O requerimento foi elaborado pelos deputados do PSD Miguel Morgado, Nilza Sena e Bruno Vitorino e foi assinado, entre outros, pelo líder parlamentar do PSD, Fernando Negrão, pelos sociais-democratas Maria Luís Albuquerque, Hugo Soares, Adão Silva ou Marques Guedes, e pelos democratas-cristãos João Almeida, Pedro Mota Soares, Telmo Correia ou Filipe Anacoreta Correia, entre outros, totalizando um número muito acima dos 23 parlamentares exigidos pela Constituição para estes pedidos.

O pedido de fiscalização sucessiva de constitucionalidade foi anunciado no dia do último plenário da legislatura e será entregue pelas 16:00 no Palácio Ratton, incidindo em duas alíneas (1 e 3) do artigo 12.º da lei que estabelece o direito à autodeterminação da identidade de género e expressão de género e à proteção das características sexuais de cada pessoa, aprovada em 12 de julho do ano passado com votos contra de PSD e CDS-PP.

“A ideologia de género, tal como qualquer outra ideologia, pode ser promovida e discutida no espaço público democrático. Decorre de vivermos em democracia num regime de liberdades. Mas a Constituição muito justamente proíbe que o Estado promova no sistema de ensino a propagação de ideologias, religiões ou doutrinas. É só isso que aqui está em causa na nossa iniciativa: a protecção da escola face às ideologias - no caso desta lei, a de género”, argumentou Miguel Morgado à Lusa, salientando que o pedido de fiscalização sucessiva abstrata não incide sobre o direito consagrado na lei à autodeterminação da identidade de género.

O artigo 12.º da lei é relativo à educação e ensino e refere, na sua alínea 1, que “o Estado deve garantir a adoção de medidas no sistema educativo, em todos os níveis de ensino e ciclos de estudo, que promovam o exercício do direito à autodeterminação da identidade de género e expressão de género e do direito à proteção das características sexuais das pessoas”, detalhando procedimentos que incluem a formação adequada para docentes e outros profissionais do setor.

Na sua alínea 3, o mesmo artigo estabelece um prazo de seis meses desde a publicação da lei (em agosto) para que os membros do Governo responsáveis pelas áreas da igualdade de género e da educação adotem “as medidas administrativas necessárias” para a sua implementação.
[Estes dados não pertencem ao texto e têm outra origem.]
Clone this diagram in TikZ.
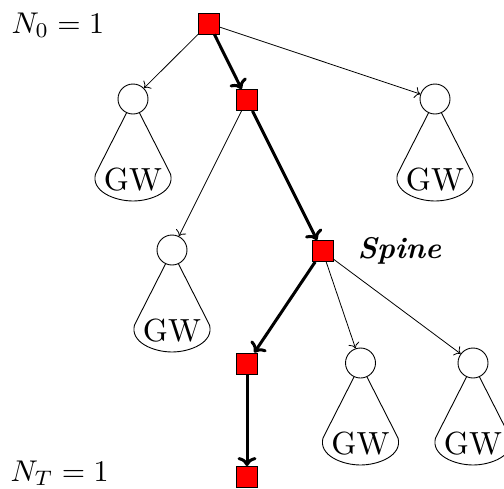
\documentclass[tikz,border=0pt]{standalone}
\usetikzlibrary{calc,arrows.meta}
\begin{document}
\begin{tikzpicture}[x=1pt,y=1pt,
  big/.style={scale=3,inner sep=0pt},
  gwtext/.style={scale=3.2,inner sep=0pt},
  sq/.style={draw=black,fill=red,line width=0.8pt,minimum size=21pt,inner sep=0pt},
  gwc/.style={draw=black,line width=0.9pt,circle,minimum size=30pt,inner sep=0pt},
  thin/.style={line width=0.8pt,-{To[scale=1.6]}},
  spine/.style={line width=3pt,-{To[scale=1.1]}},
  cone/.style={line width=0.9pt}]
\useasboundingbox (0,0) rectangle (504,-488);
\node[sq] (s0) at (209,-23.5) {};
\node[sq] (s1) at (247,-100) {};
\node[sq] (s2) at (322.5,-251) {};
\node[sq] (s3) at (247,-363.5) {};
\node[sq] (s4) at (247,-477) {};
\node[gwc] (c1) at (133,-99) {};
\node[gwc] (c2) at (435,-99) {};
\node[gwc] (c3) at (172,-250) {};
\node[gwc] (c4) at (360.5,-363) {};
\node[gwc] (c5) at (473,-363) {};
\foreach \c in {c1,c2,c3,c4,c5}{
  \draw[cone] (\c.-115) -- ($(\c.center)+(-37.5,-75)$) to[out=-105,in=180] ($(\c.center)+(0,-102)$) to[out=0,in=-75] ($(\c.center)+(37.5,-75)$) -- (\c.-65);
  \node[gwtext] (gw\c) at ($(\c.center)+(0,-81)$) {GW};
}
\draw[thin] (s0) -- (c1);
\draw[thin] (s0) -- (c2);
\draw[thin] (s1) -- (c3);
\draw[thin] (s2) -- (c4);
\draw[thin] (s2) -- (c5);
\draw[spine] (s0) -- (s1);
\draw[spine] (s1) -- (s2);
\draw[spine] (s2) -- (s3);
\draw[spine] (s3) -- (s4);
\node[big,anchor=base west] (n0) at (11,-33) {$N_0=1$};
\node[big,anchor=base west] (nt) at (10,-481) {$N_T=1$};
\node[big,anchor=base west] (sp) at (357,-258) {\textbf{\textit{Spine}}};
\end{tikzpicture}
\end{document}
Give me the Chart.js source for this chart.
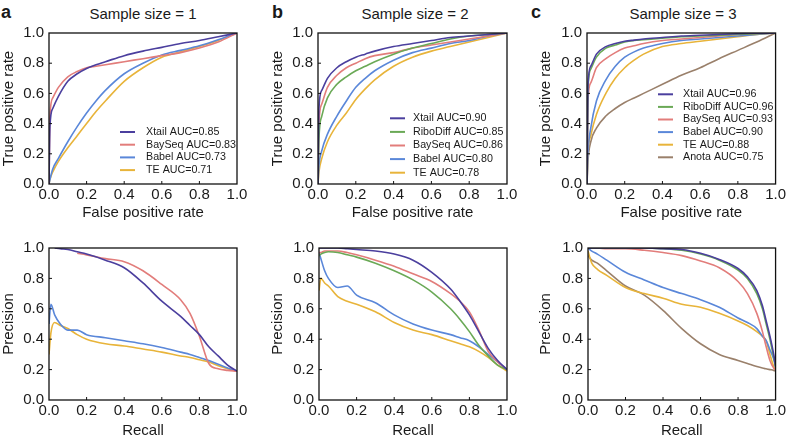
<!DOCTYPE html>
<html>
<head>
<meta charset="utf-8">
<script src="https://cdn.jsdelivr.net/npm/chart.js@4.4.0/dist/chart.umd.min.js"></script>
<style>
  body { margin: 0; background: #fff; width: 788px; height: 440px; position: relative; overflow: hidden;
         font-family: "Liberation Sans", Arial, sans-serif; color: #1a1a1a; }
  .box { position: absolute; }
  .ttl { position: absolute; width: 200px; text-align: center; font-size: 15px; line-height: 16px; top: 6px; }
  .lbl { position: absolute; font-weight: bold; font-size: 18px; line-height: 20px; top: 2px; }
</style>
</head>
<body>
<div class="lbl" style="left:1px">a</div>
<div class="lbl" style="left:272px">b</div>
<div class="lbl" style="left:531px">c</div>
<div class="ttl" style="left:43px">Sample size = 1</div>
<div class="ttl" style="left:315px">Sample size = 2</div>
<div class="ttl" style="left:583px">Sample size = 3</div>

<div class="box" style="left:0;top:0;width:262px;height:222px"><canvas id="rocA"></canvas></div>
<div class="box" style="left:262px;top:0;width:262px;height:222px"><canvas id="rocB"></canvas></div>
<div class="box" style="left:524px;top:0;width:264px;height:222px"><canvas id="rocC"></canvas></div>
<div class="box" style="left:0;top:220px;width:262px;height:220px"><canvas id="prA"></canvas></div>
<div class="box" style="left:262px;top:220px;width:262px;height:220px"><canvas id="prB"></canvas></div>
<div class="box" style="left:524px;top:220px;width:264px;height:220px"><canvas id="prC"></canvas></div>

<script>
// ROC curves: false positive rate grid and true positive rates
var fpr = [0, 0.005, 0.02, 0.05, 0.1, 0.15, 0.2, 0.25, 0.3, 0.4, 0.5, 0.6, 0.7, 0.8, 0.9, 1];

var rocA_xtail  = [0, 0.38, 0.5, 0.58, 0.68, 0.73, 0.765, 0.79, 0.81, 0.85, 0.88, 0.905, 0.93, 0.95, 0.975, 1];
var rocA_bayseq = [0, 0.45, 0.57, 0.64, 0.71, 0.745, 0.77, 0.78, 0.79, 0.81, 0.83, 0.85, 0.87, 0.9, 0.94, 1];
var rocA_babel  = [0, 0.03, 0.1, 0.17, 0.28, 0.38, 0.47, 0.55, 0.62, 0.73, 0.8, 0.855, 0.885, 0.915, 0.955, 1];
var rocA_te     = [0, 0.03, 0.08, 0.15, 0.24, 0.32, 0.4, 0.48, 0.55, 0.68, 0.77, 0.84, 0.875, 0.91, 0.95, 1];

var rocB_xtail    = [0, 0.5, 0.62, 0.7, 0.77, 0.81, 0.84, 0.86, 0.88, 0.91, 0.93, 0.95, 0.97, 0.98, 0.99, 1];
var rocB_ribodiff = [0, 0.3, 0.45, 0.57, 0.66, 0.71, 0.75, 0.78, 0.81, 0.86, 0.9, 0.93, 0.96, 0.98, 0.99, 1];
var rocB_bayseq   = [0, 0.4, 0.53, 0.64, 0.72, 0.77, 0.8, 0.83, 0.85, 0.87, 0.9, 0.92, 0.94, 0.96, 0.98, 1];
var rocB_babel    = [0, 0.12, 0.22, 0.33, 0.45, 0.55, 0.64, 0.7, 0.75, 0.82, 0.87, 0.9, 0.93, 0.95, 0.98, 1];
var rocB_te       = [0, 0.08, 0.17, 0.28, 0.39, 0.47, 0.56, 0.63, 0.69, 0.78, 0.84, 0.88, 0.91, 0.94, 0.97, 1];

var rocC_xtail    = [0, 0.65, 0.78, 0.86, 0.91, 0.93, 0.945, 0.953, 0.96, 0.97, 0.98, 0.985, 0.99, 0.995, 0.998, 1];
var rocC_ribodiff = [0, 0.62, 0.76, 0.84, 0.9, 0.92, 0.94, 0.95, 0.955, 0.965, 0.975, 0.98, 0.985, 0.99, 0.995, 1];
var rocC_bayseq   = [0, 0.55, 0.67, 0.77, 0.83, 0.87, 0.9, 0.915, 0.93, 0.95, 0.96, 0.97, 0.98, 0.99, 0.995, 1];
var rocC_babel    = [0, 0.2, 0.37, 0.55, 0.69, 0.78, 0.84, 0.875, 0.9, 0.93, 0.95, 0.96, 0.97, 0.98, 0.99, 1];
var rocC_te       = [0, 0.2, 0.32, 0.46, 0.6, 0.7, 0.77, 0.82, 0.86, 0.91, 0.93, 0.945, 0.96, 0.975, 0.99, 1];
var rocC_anota    = [0, 0.15, 0.28, 0.37, 0.45, 0.5, 0.54, 0.57, 0.6, 0.66, 0.72, 0.77, 0.83, 0.885, 0.94, 1];

// precision-recall curves
var recallA = [0, 0.01, 0.03, 0.06, 0.1, 0.15, 0.2, 0.3, 0.4, 0.5, 0.6, 0.7, 0.75, 0.8, 0.85, 0.9, 0.95, 1];
var prA_xtail  = [null, null, 1, 0.995, 0.99, 0.975, 0.96, 0.92, 0.87, 0.77, 0.65, 0.55, 0.49, 0.43, 0.35, 0.29, 0.23, 0.19];
var prA_bayseq = [null, null, null, null, null, 0.965, 0.955, 0.93, 0.91, 0.85, 0.76, 0.66, 0.57, 0.42, 0.24, 0.205, 0.195, 0.19];
var prA_babel  = [0.5, 0.63, 0.56, 0.5, 0.46, 0.46, 0.43, 0.41, 0.39, 0.37, 0.345, 0.315, 0.3, 0.28, 0.26, 0.235, 0.21, 0.19];
var prA_te     = [0.3, 0.44, 0.51, 0.49, 0.47, 0.43, 0.4, 0.37, 0.355, 0.335, 0.315, 0.29, 0.28, 0.265, 0.25, 0.225, 0.205, 0.19];

var recallB = [0, 0.01, 0.03, 0.05, 0.1, 0.15, 0.2, 0.3, 0.4, 0.5, 0.6, 0.7, 0.75, 0.8, 0.85, 0.9, 0.95, 1];
var prB_xtail    = [1, 1, 1, 1, 1, 0.995, 0.99, 0.98, 0.96, 0.92, 0.84, 0.73, 0.65, 0.56, 0.45, 0.34, 0.26, 0.2];
var prB_ribodiff = [0.95, 0.96, 0.97, 0.975, 0.97, 0.955, 0.94, 0.9, 0.85, 0.79, 0.71, 0.6, 0.53, 0.45, 0.36, 0.29, 0.23, 0.2];
var prB_bayseq   = [0.97, 0.97, 0.98, 0.98, 0.98, 0.97, 0.955, 0.92, 0.88, 0.83, 0.78, 0.7, 0.65, 0.58, 0.46, 0.32, 0.25, 0.2];
var prB_babel    = [0.97, 0.93, 0.85, 0.8, 0.74, 0.75, 0.69, 0.64, 0.56, 0.5, 0.46, 0.43, 0.41, 0.39, 0.35, 0.3, 0.25, 0.2];
var prB_te       = [0.72, 0.8, 0.77, 0.75, 0.68, 0.65, 0.63, 0.58, 0.51, 0.46, 0.43, 0.39, 0.37, 0.35, 0.32, 0.28, 0.23, 0.19];

var recallC = [0, 0.02, 0.05, 0.1, 0.2, 0.3, 0.4, 0.5, 0.6, 0.7, 0.8, 0.85, 0.9, 0.93, 0.95, 0.97, 0.99, 1];
var prC_xtail    = [1, 1, 1, 1, 1, 1, 0.995, 0.99, 0.965, 0.925, 0.865, 0.81, 0.72, 0.62, 0.52, 0.42, 0.3, 0.22];
var prC_ribodiff = [1, 1, 1, 1, 1, 1, 0.995, 0.985, 0.96, 0.92, 0.855, 0.8, 0.7, 0.6, 0.5, 0.4, 0.28, 0.22];
var prC_bayseq   = [1, 1, 1, 0.995, 0.995, 0.985, 0.97, 0.95, 0.915, 0.87, 0.78, 0.7, 0.57, 0.45, 0.35, 0.26, 0.21, 0.2];
var prC_babel    = [1, 0.98, 0.96, 0.92, 0.84, 0.79, 0.74, 0.7, 0.66, 0.61, 0.54, 0.51, 0.47, 0.42, 0.39, 0.33, 0.27, 0.22];
var prC_te       = [0.98, 0.9, 0.86, 0.82, 0.74, 0.7, 0.67, 0.63, 0.61, 0.57, 0.52, 0.49, 0.45, 0.42, 0.39, 0.3, 0.22, 0.2];
var prC_anota    = [0.95, 0.92, 0.9, 0.85, 0.75, 0.69, 0.59, 0.47, 0.37, 0.3, 0.26, 0.24, 0.22, 0.21, 0.205, 0.2, 0.195, 0.19];

var tickVals = [0, 0.2, 0.4, 0.6, 0.8, 1.0];

var cXtail = '#4b3f9e', cRibo = '#6aa956', cBay = '#e27d7b', cBabel = '#5a87d9', cTE = '#e8b43a', cAnota = '#9a806b';

Chart.defaults.font.family = '"Liberation Sans", Arial, sans-serif';
Chart.defaults.font.size = 15;
Chart.defaults.color = '#1a1a1a';

// frame, inward ticks, and the small legend inside the plot
var deco = {
  id: 'deco',
  afterDatasetsDraw: function (chart, args, o) {
    var ctx = chart.ctx, a = chart.chartArea, sx = chart.scales.x, sy = chart.scales.y;
    ctx.save();
    ctx.strokeStyle = '#111';
    ctx.lineWidth = 1.3;
    ctx.strokeRect(a.left, a.top, a.right - a.left, a.bottom - a.top);
    ctx.lineWidth = 1;
    tickVals.slice(1, 5).forEach(function (v) {
      var px = sx.getPixelForValue(v), py = sy.getPixelForValue(v);
      ctx.beginPath();
      ctx.moveTo(px, a.bottom); ctx.lineTo(px, a.bottom - 3);
      ctx.moveTo(a.left, py); ctx.lineTo(a.left + 3, py);
      ctx.stroke();
    });
    if (o.legend) {
      ctx.font = '10.7px "Liberation Sans", Arial, sans-serif';
      ctx.textBaseline = 'middle';
      ctx.textAlign = 'left';
      chart.data.datasets.forEach(function (ds, i) {
        var y = o.legend.y + i * o.legend.dy;
        ctx.strokeStyle = ds.borderColor;
        ctx.lineWidth = 2;
        ctx.beginPath();
        ctx.moveTo(o.legend.x, y); ctx.lineTo(o.legend.x + 15, y);
        ctx.stroke();
        ctx.fillStyle = '#1a1a1a';
        ctx.fillText(ds.label, o.legend.tx, y);
      });
    }
    ctx.restore();
  }
};

function panel(id, xs, series, cfg) {
  var datasets = series.map(function (s) {
    return {
      label: s[0],
      data: xs.map(function (x, i) { return { x: x, y: s[1][i] }; }),
      borderColor: s[2],
      borderWidth: 1.6,
      pointRadius: 0,
      fill: false,
      cubicInterpolationMode: 'monotone'
    };
  });
  new Chart(document.getElementById(id), {
    type: 'line',
    data: { datasets: datasets },
    plugins: [deco],
    options: {
      responsive: true,
      maintainAspectRatio: false,
      animation: false,
      layout: { padding: { left: 0, right: cfg.right, top: cfg.top, bottom: 0 } },
      plugins: {
        legend: { display: false },
        tooltip: { enabled: false },
        deco: { legend: cfg.legend }
      },
      scales: {
        x: {
          type: 'linear', min: 0, max: 1,
          afterBuildTicks: function (s) { s.ticks = tickVals.map(function (v) { return { value: v }; }); },
          ticks: { padding: 2, maxRotation: 0, callback: function (v) { return v.toFixed(1); } },
          grid: { display: false, drawTicks: false },
          border: { display: false },
          title: { display: true, text: cfg.xTitle, padding: { top: 0, bottom: 0 } },
          afterFit: function (s) { s.height = cfg.xH; }
        },
        y: {
          type: 'linear', min: 0, max: 1,
          afterBuildTicks: function (s) { s.ticks = tickVals.map(function (v) { return { value: v }; }); },
          ticks: { padding: 5, callback: function (v) { return v.toFixed(1); } },
          grid: { display: false, drawTicks: false },
          border: { display: false },
          title: { display: true, text: cfg.yTitle, padding: { top: cfg.yPad, bottom: 0 } },
          afterFit: function (s) { s.width = cfg.left; }
        }
      }
    }
  });
}

panel('rocA', fpr, [
  ['Xtail AUC=0.85', rocA_xtail, cXtail],
  ['BaySeq AUC=0.83', rocA_bayseq, cBay],
  ['Babel AUC=0.73', rocA_babel, cBabel],
  ['TE AUC=0.71', rocA_te, cTE]
], { left: 49, right: 25, top: 33, xH: 38, yPad: 0, xTitle: 'False positive rate', yTitle: 'True positive rate',
     legend: { x: 120, tx: 146, y: 132, dy: 12.7 } });

panel('rocB', fpr, [
  ['Xtail AUC=0.90', rocB_xtail, cXtail],
  ['RiboDiff AUC=0.85', rocB_ribodiff, cRibo],
  ['BaySeq AUC=0.86', rocB_bayseq, cBay],
  ['Babel AUC=0.80', rocB_babel, cBabel],
  ['TE AUC=0.78', rocB_te, cTE]
], { left: 56, right: 17, top: 33, xH: 38, yPad: 7, xTitle: 'False positive rate', yTitle: 'True positive rate',
     legend: { x: 128, tx: 151, y: 118.3, dy: 13.6 } });

panel('rocC', fpr, [
  ['Xtail AUC=0.96', rocC_xtail, cXtail],
  ['RiboDiff AUC=0.96', rocC_ribodiff, cRibo],
  ['BaySeq AUC=0.93', rocC_bayseq, cBay],
  ['Babel AUC=0.90', rocC_babel, cBabel],
  ['TE AUC=0.88', rocC_te, cTE],
  ['Anota AUC=0.75', rocC_anota, cAnota]
], { left: 63, right: 10, top: 33, xH: 38, yPad: 13, xTitle: 'False positive rate', yTitle: 'True positive rate',
     legend: { x: 134, tx: 159, y: 94.3, dy: 12.6 } });

panel('prA', recallA, [
  ['Xtail', prA_xtail, cXtail],
  ['BaySeq', prA_bayseq, cBay],
  ['Babel', prA_babel, cBabel],
  ['TE', prA_te, cTE]
], { left: 49, right: 25, top: 28, xH: 40, yPad: 0, xTitle: 'Recall', yTitle: 'Precision', legend: null });

panel('prB', recallB, [
  ['Xtail', prB_xtail, cXtail],
  ['RiboDiff', prB_ribodiff, cRibo],
  ['BaySeq', prB_bayseq, cBay],
  ['Babel', prB_babel, cBabel],
  ['TE', prB_te, cTE]
], { left: 57, right: 17, top: 28, xH: 40, yPad: 7, xTitle: 'Recall', yTitle: 'Precision', legend: null });

panel('prC', recallC, [
  ['Xtail', prC_xtail, cXtail],
  ['RiboDiff', prC_ribodiff, cRibo],
  ['BaySeq', prC_bayseq, cBay],
  ['Babel', prC_babel, cBabel],
  ['TE', prC_te, cTE],
  ['Anota', prC_anota, cAnota]
], { left: 64, right: 10, top: 28, xH: 40, yPad: 13, xTitle: 'Recall', yTitle: 'Precision', legend: null });
</script>
</body>
</html>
Na fundamentação jurídica do pedido, os signatários defendem que “a Constituição da República Portuguesa não só garante ‘a liberdade de aprender e ensinar’ (artigo 43, nº1), como protege a escola portuguesa da intromissão do Estado, e do poder político, na programação da educação e da cultura, ‘segundo quaisquer diretrizes filosóficas, estéticas, políticas, ideológicas ou religiosas’(artigo 43, n.º2)”.

“O uso doutrinário e ideológico da sustentação teórica para determinadas abordagens às questões da identidade de género configura, por conseguinte, o exemplo de conteúdos que não são permissíveis nas escolas portuguesas à luz das proteções conferidas pela Constituição, violando o seu artigo 43.º”, consideram.

Por outro lado, os 85 deputados do PSD e CDS-PP afirmam que o artigo 12.º da lei sobre a identidade de género “deixa por determinar o campo de ação da Administração e do Ministério da Educação na execução das disposições legais”.

“Isto é, confere uma latitude por balizar ao braço administrativo e executivo do Estado, violando o princípio constitucional da determinabilidade da lei”, defendem.

Por último, os requerentes consideram que a imposição do ensino destes conteúdos a todas as escolas constitui “uma flagrante violação da autonomia que lhes é conferida pela Constituição”.

“Em nosso entender, o uso político que é dado aos chamados ‘estudos de género’ constitui uma ideologia, em todos os seus aspetos, e, portanto, goza de todos os direitos de apresentação, discussão, crítica e exortação no espaço público que as demais ideologias também gozam”, acrescentam, salientando que o que está em causa é a inclusão destes conteúdos “nas escolas portuguesas no percurso de toda a escolaridade obrigatória”.

Os deputados ressalvam que aquilo que qualificam de “ideologia de género” nada “tem a ver com o valor político, constitucional, moral e legal da igualdade de género – da igualdade entre homens e mulheres na sociedade, no mercado de trabalho, na política, nas oportunidades e no acesso em geral”, que consideram ser um valor “inegociável”.